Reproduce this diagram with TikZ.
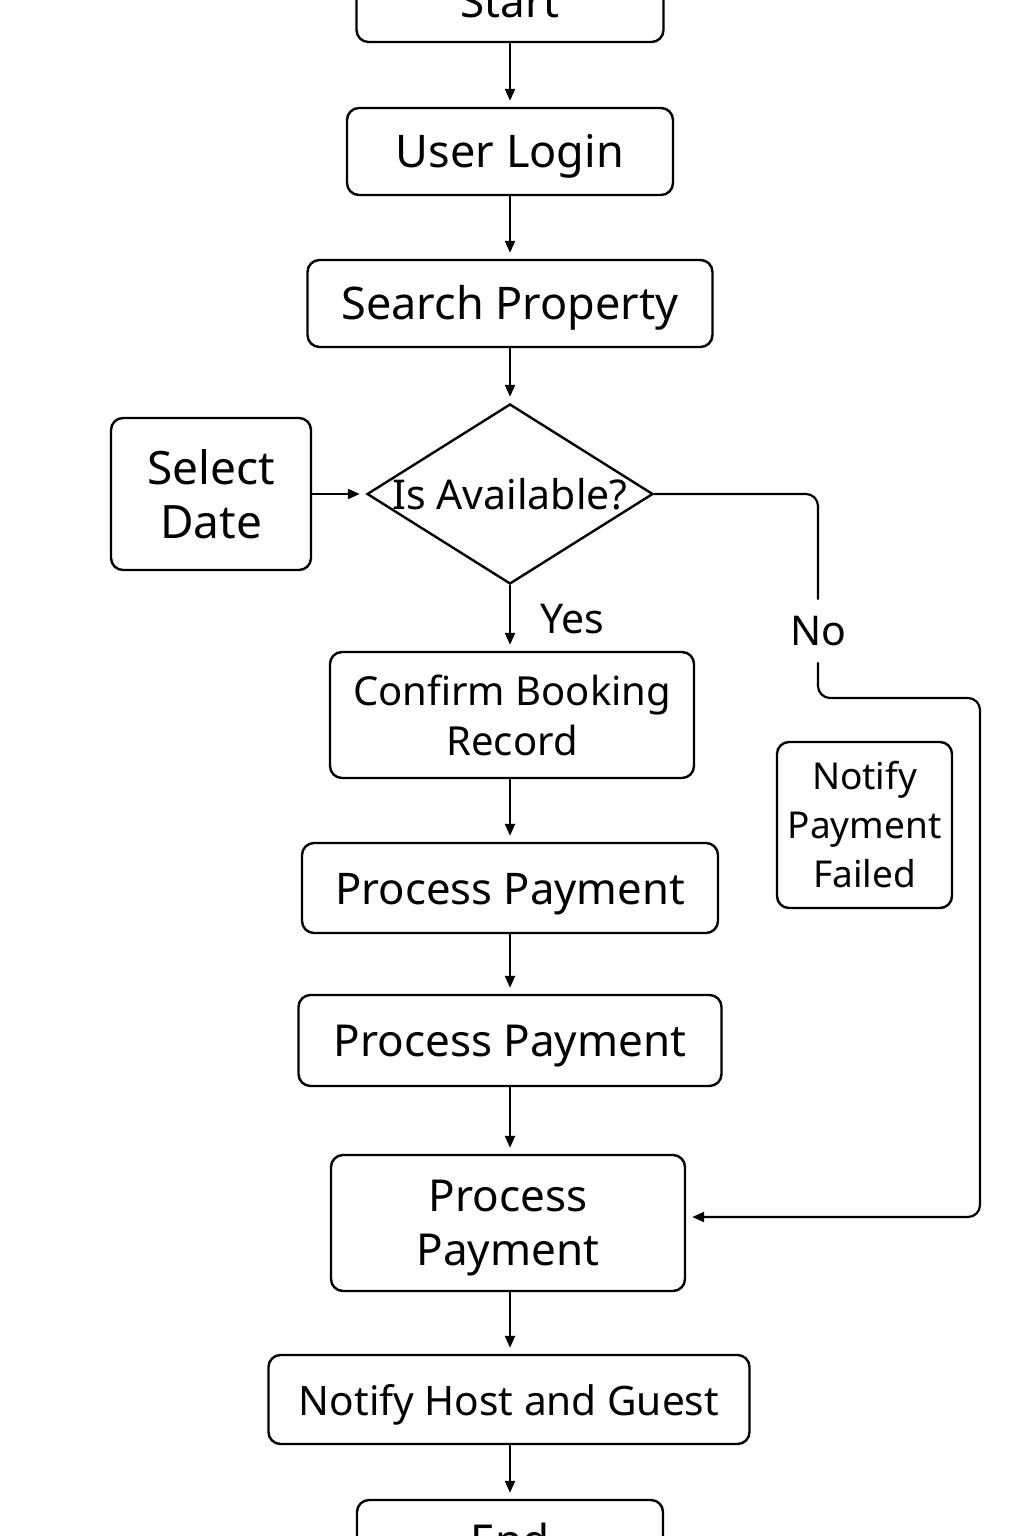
\documentclass[tikz,border=0pt]{standalone}
\usepackage{fontspec}
\setmainfont{Noto Sans}
\usetikzlibrary{shapes.geometric,arrows.meta}
\begin{document}
\begin{tikzpicture}[x=0.5pt,y=-0.5pt,
  every node/.style={font=\fontsize{20.5}{26}\selectfont, align=center, inner sep=0pt},
  box/.style={draw, line width=1.2pt, rounded corners=6pt},
  low/.style={text height=16pt, text depth=-4pt},
  fs/.style={font=\fontsize{#1}{26}\selectfont},
  arr/.style={line width=1.1pt, -{Triangle[length=6pt,width=5pt]}, shorten >=3pt},
  ln/.style={line width=1.1pt}]
\useasboundingbox (0,0) rectangle (1024,1536);
\fill[white] (0,0) rectangle (1024,1536);

\node[box, fs=22, minimum width=153.5pt, minimum height=40pt] (start) at (510,2) {Start};
\node[box, low, fs=22.5, minimum width=163pt, minimum height=43.5pt] (login) at (510,151.5) {User Login};
\node[box, low, fs=22.5, minimum width=202.5pt, minimum height=43.5pt] (search) at (510,303.5) {Search Property};
\node[draw, diamond, line width=1.2pt, minimum width=143pt, minimum height=90pt] (dec) at (510,494) {};
\node (dectext) at (510,494) {Is Available?};
\node[box, font=\fontsize{23}{27}\selectfont, minimum width=100pt, minimum height=76pt] (select) at (211,494) {Select\\Date};
\node[box, font=\fontsize{20}{25}\selectfont, minimum width=182pt, minimum height=63pt] (confirm) at (512,715) {Confirm Booking\\Record};
\node[box, low, fs=21.8, minimum width=208pt, minimum height=45pt] (pp1) at (510,888) {Process Payment};
\node[box, low, fs=22, minimum width=211.5pt, minimum height=45.5pt] (pp2) at (510,1040.5) {Process Payment};
\node[box, font=\fontsize{22}{27}\selectfont, text depth=-2.5pt, minimum width=177pt, minimum height=68pt] (pp3) at (508,1223) {Process\\Payment};
\node[box, low, fs=20.3, minimum width=240.5pt, minimum height=44.5pt] (notify) at (509,1399.5) {Notify Host and Guest};
\node[box, fs=22, minimum width=153pt, minimum height=40pt] (end) at (510,1540) {End};
\node[box, minimum width=87.5pt, minimum height=83pt, font=\fontsize{18.5}{24.5}\selectfont] (failed) at (864.5,825) {Notify\\Payment\\Failed};

\node (yes) at (572,619) {Yes};
\node[minimum height=31pt] (no) at (818,631) {No};
\coordinate (c1) at (980,698);

\draw[arr] (start) -- (login);
\draw[arr] (login) -- (search);
\draw[arr] (search.south) -- (dec.north);
\draw[arr] (select.east) -- (dec.west);
\draw[arr] (dec.south) -- (dec.south |- confirm.north);
\draw[arr] (confirm.south -| pp1.north) -- (pp1.north);
\draw[arr] (pp1) -- (pp2);
\draw[arr] (pp2.south) -- (pp2.south |- pp3.north);
\draw[arr] (pp3.south -| pp2.south) -- (pp2.south |- notify.north);
\draw[arr] (notify.south -| pp2.south) -- (pp2.south |- end.north);
\draw[ln, rounded corners=6pt] (dec.east) -| (no.north);
\draw[arr, rounded corners=6pt] (no.south) |- (c1) |- ([yshift=3pt]pp3.east);
\end{tikzpicture}
\end{document}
--------------------
• [Task to carry out]: Exclude the images and reproduce the remaining data exactly.

• [Response to the task]:
Reproduce this diagram with TikZ.
\documentclass[tikz,border=0pt]{standalone}
\usepackage{fontspec}
\setmainfont{Noto Sans}
\usetikzlibrary{shapes.geometric,arrows.meta}
\begin{document}
\begin{tikzpicture}[x=0.5pt,y=-0.5pt,
  every node/.style={font=\fontsize{20.5}{26}\selectfont, align=center, inner sep=0pt},
  box/.style={draw, line width=1.2pt, rounded corners=6pt},
  low/.style={text height=16pt, text depth=-4pt},
  fs/.style={font=\fontsize{#1}{26}\selectfont},
  arr/.style={line width=1.1pt, -{Triangle[length=6pt,width=5pt]}, shorten >=3pt},
  ln/.style={line width=1.1pt}]
\useasboundingbox (0,0) rectangle (1024,1536);
\fill[white] (0,0) rectangle (1024,1536);

\node[box, fs=22, minimum width=153.5pt, minimum height=40pt] (start) at (510,2) {Start};
\node[box, low, fs=22.5, minimum width=163pt, minimum height=43.5pt] (login) at (510,151.5) {User Login};
\node[box, low, fs=22.5, minimum width=202.5pt, minimum height=43.5pt] (search) at (510,303.5) {Search Property};
\node[draw, diamond, line width=1.2pt, minimum width=143pt, minimum height=90pt] (dec) at (510,494) {};
\node (dectext) at (510,494) {Is Available?};
\node[box, font=\fontsize{23}{27}\selectfont, minimum width=100pt, minimum height=76pt] (select) at (211,494) {Select\\Date};
\node[box, font=\fontsize{20}{25}\selectfont, minimum width=182pt, minimum height=63pt] (confirm) at (512,715) {Confirm Booking\\Record};
\node[box, low, fs=21.8, minimum width=208pt, minimum height=45pt] (pp1) at (510,888) {Process Payment};
\node[box, low, fs=22, minimum width=211.5pt, minimum height=45.5pt] (pp2) at (510,1040.5) {Process Payment};
\node[box, font=\fontsize{22}{27}\selectfont, text depth=-2.5pt, minimum width=177pt, minimum height=68pt] (pp3) at (508,1223) {Process\\Payment};
\node[box, low, fs=20.3, minimum width=240.5pt, minimum height=44.5pt] (notify) at (509,1399.5) {Notify Host and Guest};
\node[box, fs=22, minimum width=153pt, minimum height=40pt] (end) at (510,1540) {End};
\node[box, minimum width=87.5pt, minimum height=83pt, font=\fontsize{18.5}{24.5}\selectfont] (failed) at (864.5,825) {Notify\\Payment\\Failed};

\node (yes) at (572,619) {Yes};
\node[minimum height=31pt] (no) at (818,631) {No};
\coordinate (c1) at (980,698);

\draw[arr] (start) -- (login);
\draw[arr] (login) -- (search);
\draw[arr] (search.south) -- (dec.north);
\draw[arr] (select.east) -- (dec.west);
\draw[arr] (dec.south) -- (dec.south |- confirm.north);
\draw[arr] (confirm.south -| pp1.north) -- (pp1.north);
\draw[arr] (pp1) -- (pp2);
\draw[arr] (pp2.south) -- (pp2.south |- pp3.north);
\draw[arr] (pp3.south -| pp2.south) -- (pp2.south |- notify.north);
\draw[arr] (notify.south -| pp2.south) -- (pp2.south |- end.north);
\draw[ln, rounded corners=6pt] (dec.east) -| (no.north);
\draw[arr, rounded corners=6pt] (no.south) |- (c1) |- ([yshift=3pt]pp3.east);
\end{tikzpicture}
\end{document}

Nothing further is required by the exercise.